Every line from the start of the entries up to and including the one bearing "-13.6, '+'], [6, 3, -9.7, '+']];" must be printed verbatim, without the pictures.

┌────────

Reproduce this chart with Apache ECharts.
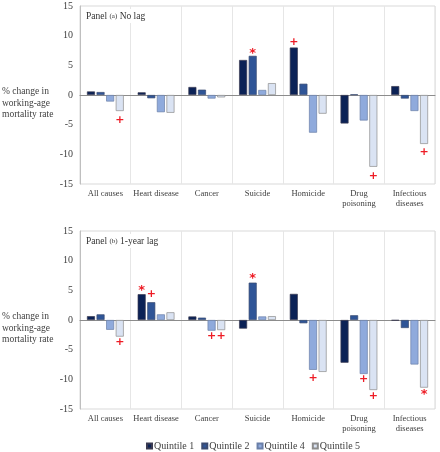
<!DOCTYPE html>
<html><head><meta charset="utf-8">
<script src="https://cdn.jsdelivr.net/npm/echarts@6/dist/echarts.min.js"></script>
<style>html,body{margin:0;padding:0;background:#fff}#c{width:440px;height:452px}</style>
</head><body><div id="c"></div>
<script>
var categories = ['All causes', 'Heart disease', 'Cancer', 'Suicide', 'Homicide', 'Drug\npoisoning', 'Infectious\ndiseases'];
var quintileNames = ['Quintile 1', 'Quintile 2', 'Quintile 4', 'Quintile 5'];
var yTicks = [-15, -10, -5, 0, 5, 10, 15];

// Panel (a) No lag
var a_q1 = [0.6, 0.45, 1.35, 5.9, 8.0, -4.8, 1.5];
var a_q2 = [0.5, -0.55, 0.9, 6.6, 1.9, 0.1, -0.6];
var a_q4 = [-1.1, -2.9, -0.6, 0.85, -6.35, -4.3, -2.7];
var a_q5 = [-2.7, -3.0, -0.4, 2.0, -3.15, -12.1, -8.25];
// markers: [category index, quintile index, value, glyph]
var a_marks = [[0, 3, -4.2, '+'], [3, 1, 7.5, '*'], [4, 0, 8.9, '+'], [5, 3, -13.6, '+'], [6, 3, -9.7, '+']];

// Panel (b) 1-year lag
var b_q1 = [0.65, 4.35, 0.6, -1.45, 4.4, -7.2, -0.1];
var b_q2 = [0.95, 3.0, 0.4, 6.3, -0.55, 0.8, -1.35];
var b_q4 = [-1.65, 0.95, -1.8, 0.6, -8.4, -9.1, -7.5];
var b_q5 = [-2.8, 1.3, -1.7, 0.65, -8.75, -11.8, -11.4];
var b_marks = [[0, 3, -3.7, '+'], [1, 0, 5.5, '*'], [1, 1, 4.3, '+'], [2, 2, -2.7, '+'], [2, 3, -2.7, '+'], [3, 1, 7.5, '*'], [4, 2, -9.8, '+'], [5, 2, -10.0, '+'], [5, 3, -12.9, '+'], [6, 3, -12.0, '*']];

var colors = ['#0b2256', '#2f5597', '#8faadc', '#dae3f3'];
var borders = ['#3a3a50', '#3a4a70', '#6a7fa8', '#8c8c8c'];
var FONT = 'Liberation Serif';

var chart = echarts.init(document.getElementById('c'), null, {renderer: 'canvas'});

function makeGrid(top) {
  return {left: 80, right: 5, top: top, height: 178, show: true, borderColor: '#d9d9d9', borderWidth: 1, containLabel: false};
}
function makeX(gi) {
  return {
    type: 'category', gridIndex: gi, data: categories, position: 'bottom',
    axisLine: {onZero: true, lineStyle: {color: '#8c8c8c', width: 1}},
    axisTick: {show: false},
    splitLine: {show: true, lineStyle: {color: '#e6e6e6', width: 1}},
    axisLabel: {interval: 0, fontFamily: FONT, fontSize: 8.5, color: '#404040', margin: 5, lineHeight: 10}
  };
}
function makeY(gi) {
  return {
    type: 'value', gridIndex: gi, min: yTicks[0], max: yTicks[yTicks.length - 1], interval: 5,
    axisLine: {show: true, lineStyle: {color: '#bfbfbf'}},
    axisTick: {show: false}, splitLine: {show: false},
    axisLabel: {fontFamily: FONT, fontSize: 10, color: '#404040', margin: 7}
  };
}
function makeSeries(gi, arrs, marks) {
  return arrs.map(function (arr, qi) {
    var mp = marks.filter(function (m) { return m[1] === qi; }).map(function (m) {
      return {coord: [m[0], m[2]], value: m[3],
        label: {formatter: m[3], offset: m[3] === '*' ? [0, 3] : [0, 0], fontSize: m[3] === '*' ? 13 : 11}};
    });
    return {
      name: quintileNames[qi], type: 'bar', xAxisIndex: gi, yAxisIndex: gi,
      data: arr, barWidth: 8, barGap: '20%',
      itemStyle: {color: colors[qi], borderColor: borders[qi], borderWidth: 0.7},
      markPoint: {
        symbol: 'rect', symbolSize: 1, itemStyle: {color: 'rgba(0,0,0,0)'},
        label: {show: true, color: '#ee1c25', fontFamily: 'DejaVu Sans', fontWeight: 'bold', position: 'inside'},
        data: mp
      }
    };
  });
}

var titleStyle = function (panel, rest) {
  return {text: 'Panel {s|' + panel + '} ' + rest, font: '9.5px "Liberation Serif"', fill: '#333',
    backgroundColor: '#ffffff', padding: [2, 2, 2, 2],
    rich: {s: {fontFamily: FONT, fontSize: 7, fill: '#333'}}};
};

var option = {
  animation: false,
  backgroundColor: '#ffffff',
  grid: [makeGrid(6), makeGrid(231)],
  xAxis: [makeX(0), makeX(1)],
  yAxis: [makeY(0), makeY(1)],
  legend: {
    data: quintileNames, top: 436, left: 141, itemWidth: 5, itemHeight: 5, itemGap: 7,
    icon: 'rect',
    textStyle: {fontFamily: FONT, fontSize: 10, color: '#404040', padding: [0, 0, 0, -3]}
  },
  graphic: [
    {type: 'text', left: 2, top: 86, style: {text: '% change in\nworking-age\nmortality rate', font: '9.5px "Liberation Serif"', fill: '#404040', lineHeight: 11.5}},
    {type: 'text', left: 2, top: 311, style: {text: '% change in\nworking-age\nmortality rate', font: '9.5px "Liberation Serif"', fill: '#404040', lineHeight: 11.5}},
    {type: 'text', left: 84, top: 9, z: 100, style: titleStyle('(a)', 'No lag')},
    {type: 'text', left: 84, top: 234, z: 100, style: titleStyle('(b)', '1-year lag')}
  ],
  series: makeSeries(0, [a_q1, a_q2, a_q4, a_q5], a_marks).concat(makeSeries(1, [b_q1, b_q2, b_q4, b_q5], b_marks))
};
chart.setOption(option);
</script></body></html>
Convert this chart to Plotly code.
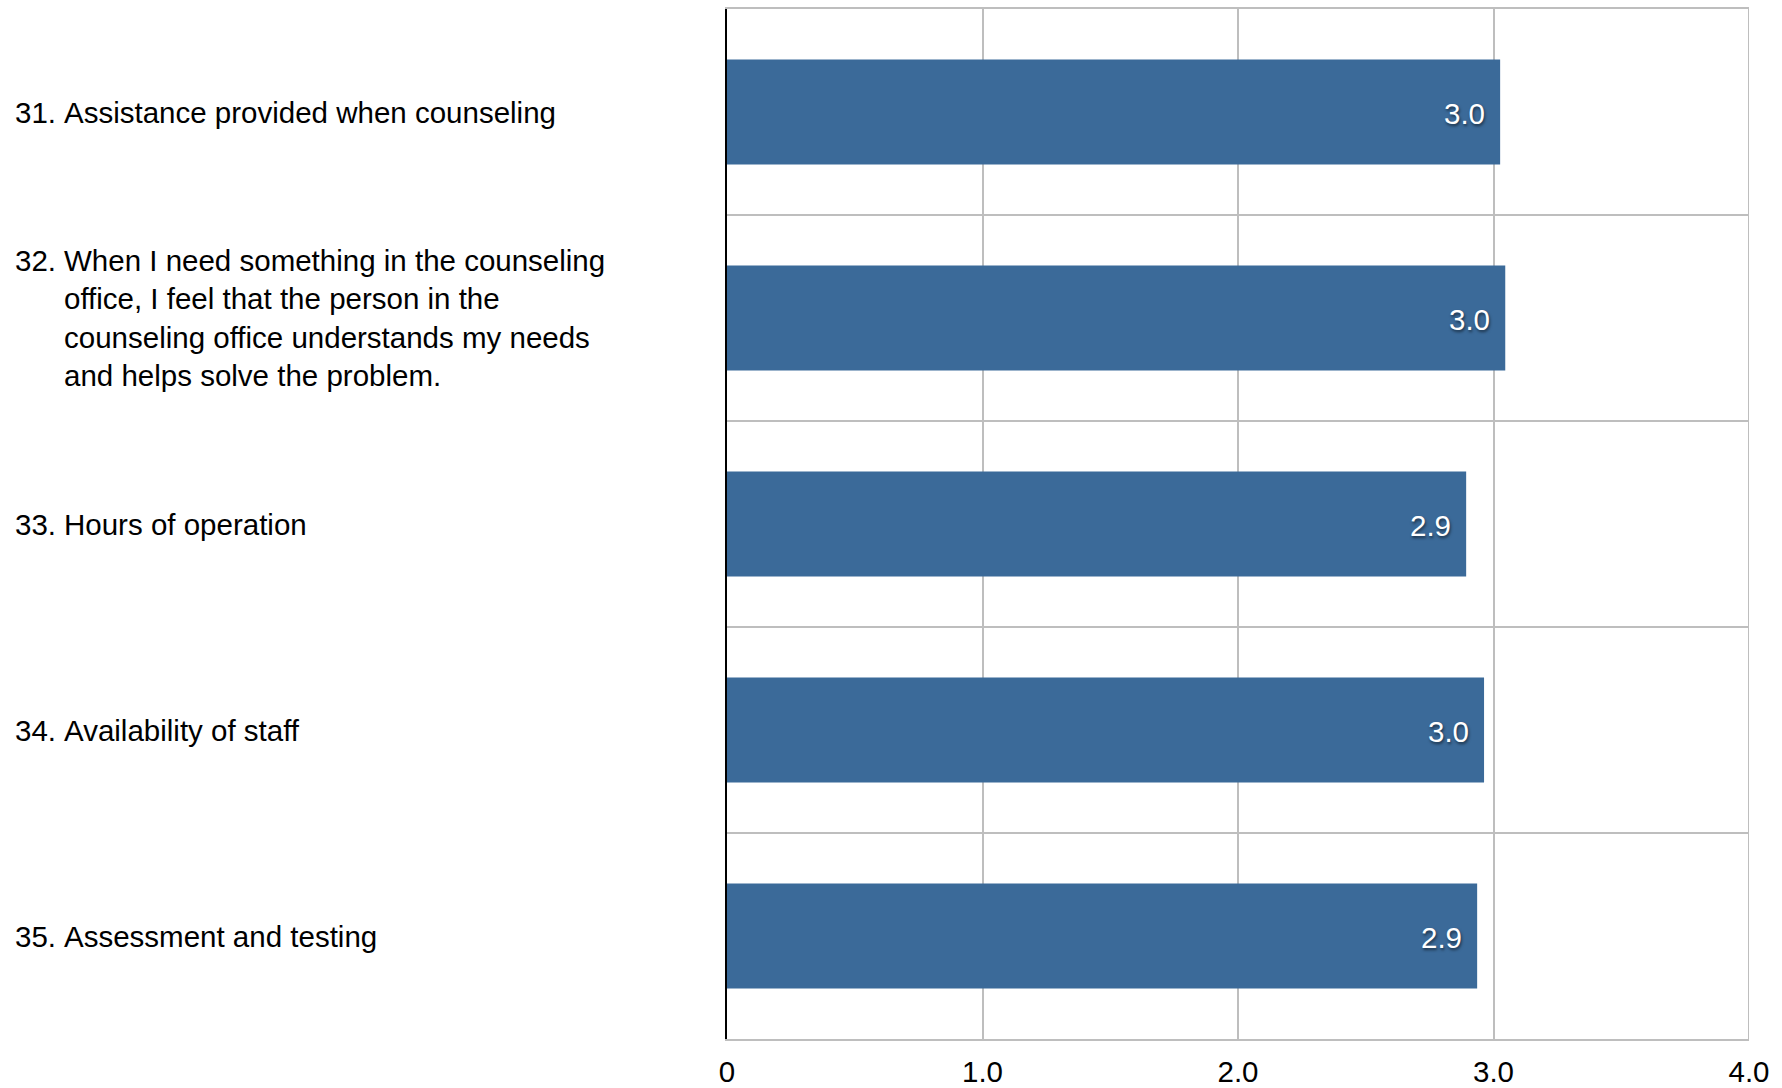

└────────

Right answer ▸
Reproduce this chart with Apache ECharts.
<!DOCTYPE html>
<html><head><meta charset="utf-8">
<script src="https://cdn.jsdelivr.net/npm/echarts@6/dist/echarts.min.js"></script>
<style>html,body{margin:0;padding:0;background:#fff}#c{width:440px;height:452px}</style>
</head><body><div id="c"></div>
<script>
var categories = ['All causes', 'Heart disease', 'Cancer', 'Suicide', 'Homicide', 'Drug\npoisoning', 'Infectious\ndiseases'];
var quintileNames = ['Quintile 1', 'Quintile 2', 'Quintile 4', 'Quintile 5'];
var yTicks = [-15, -10, -5, 0, 5, 10, 15];

// Panel (a) No lag
var a_q1 = [0.6, 0.45, 1.35, 5.9, 8.0, -4.8, 1.5];
var a_q2 = [0.5, -0.55, 0.9, 6.6, 1.9, 0.1, -0.6];
var a_q4 = [-1.1, -2.9, -0.6, 0.85, -6.35, -4.3, -2.7];
var a_q5 = [-2.7, -3.0, -0.4, 2.0, -3.15, -12.1, -8.25];
// markers: [category index, quintile index, value, glyph]
var a_marks = [[0, 3, -4.2, '+'], [3, 1, 7.5, '*'], [4, 0, 8.9, '+'], [5, 3, -13.6, '+'], [6, 3, -9.7, '+']];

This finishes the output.